At least, that’s what we’ve been conditioned to think.
“Hold the line.”
“Don’t change your mind.”
Watch any political campaign and you’ll see mudslinging like, “this candidate once said this, but now says this.”
“This candidate voted for this 24 year ago, but now voted for this.”
Because apparently changing your opinion on political and business issues means you don’t have a backbone, or you’re a flip-flopper, or you only say whatever you must in order to get ahead.
Do you really believe that stubborn, hard-headedness is the ideal? Because anytime we see someone change their mind, it is portrayed as a bad thing.
Do we really want to elect officials who never change their understanding?
Because, if so, there are a lot of politicians who believed some pretty wacky stuff 5, 10, 20, 30, 40 years ago.
Do we really want business leaders who never learn or adapt?
Because if so, there are a lot of business executives who believed some pretty wild stuff 5, 10, 20, 30, 40 years ago.
And specifically those businesses that refused to change their tune, adapt, or move (I’m looking at you Blockbuster, Circuit City, Radio Shack, TiVo…) are gone.
And it’s not only about believing wacky stuff, it’s the fact that the world was different all those year ago. It’s only been 13 years since the first iPhone was announced. Look at the advancements of culture, technology, religion, and global connectivity in 13 years. Things changed. People changed. You changed.
It is okay for you to reflect on your beliefs and adjust. It does not make you weak. In fact, it is a sign of strength and growth.
I have not always been right (although, I may not admit this to my wife, kids, or parents). I won’t always be right in the future. Is there a chance that on a particular topic, I am not 100% right in this given moment?
I’m pretty sure this time…
And what is right? Guess what, on A LOT of issues, we have absolutely, positively – No. Clue.
“Right,” 60 years ago in America meant blacks had to sit at the back of the bus.
“Right,” 100 years ago in America meant women couldn’t vote.
“Right,” 1000 years ago (depending on which part of the world you lived in) meant child sacrifice, feudal lords, raping and pillaging.

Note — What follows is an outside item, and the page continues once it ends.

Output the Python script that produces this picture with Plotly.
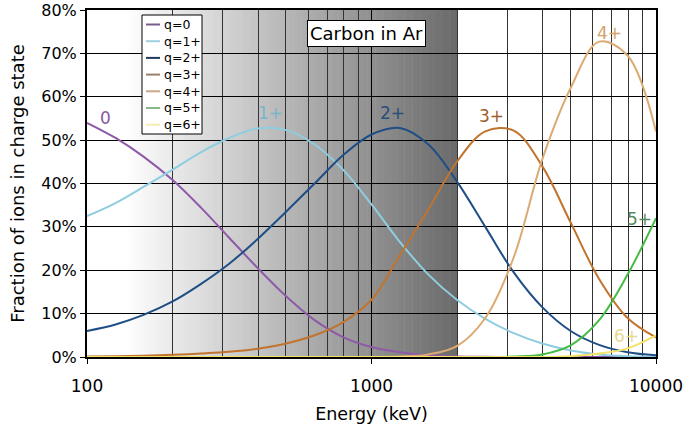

Think about that for a minute.
And for those who are sure that their church/religion/belief system is “right” look at the history of your church. I’d be willing to bet it has changed A LOT since it was founded. I know mine has. And I’m glad that is the case.
Life right now is about making decisions based on our understanding, reflecting on how those decisions turned out, and adjusting accordingly.
When is the last time you gave yourself time to sit and reflect on your values and core beliefs?
Not reacting, but reflecting.
Not scrolling through the stories, posts, feeds, tweets, and shows that arouse you, anger you, or make you laugh, but unplugging to think.
Not disconnecting from reality in a game, but connecting with reality on a hike, on a chair in your back yard, or face to face with your spouse/kid/dog.
It’s much more difficult than it sounds.
Try it this week.
Turn off your phone, computer, and/or TV.
Go on a hike. Sit on your porch. Go for a drive (with the radio off) and reflect on who you are now and how you’ve changed throughout your life.
Then try to understand that in 10 years, as you look back on your current self, you may find that you’ll be embarrassed of your current self in some areas, and enormously proud of your current self in others.
Explore and embrace the possibility that right now, in this moment, you may have something to learn that you don’t already know, that you don’t yet agree with, or that you don’t quite understand.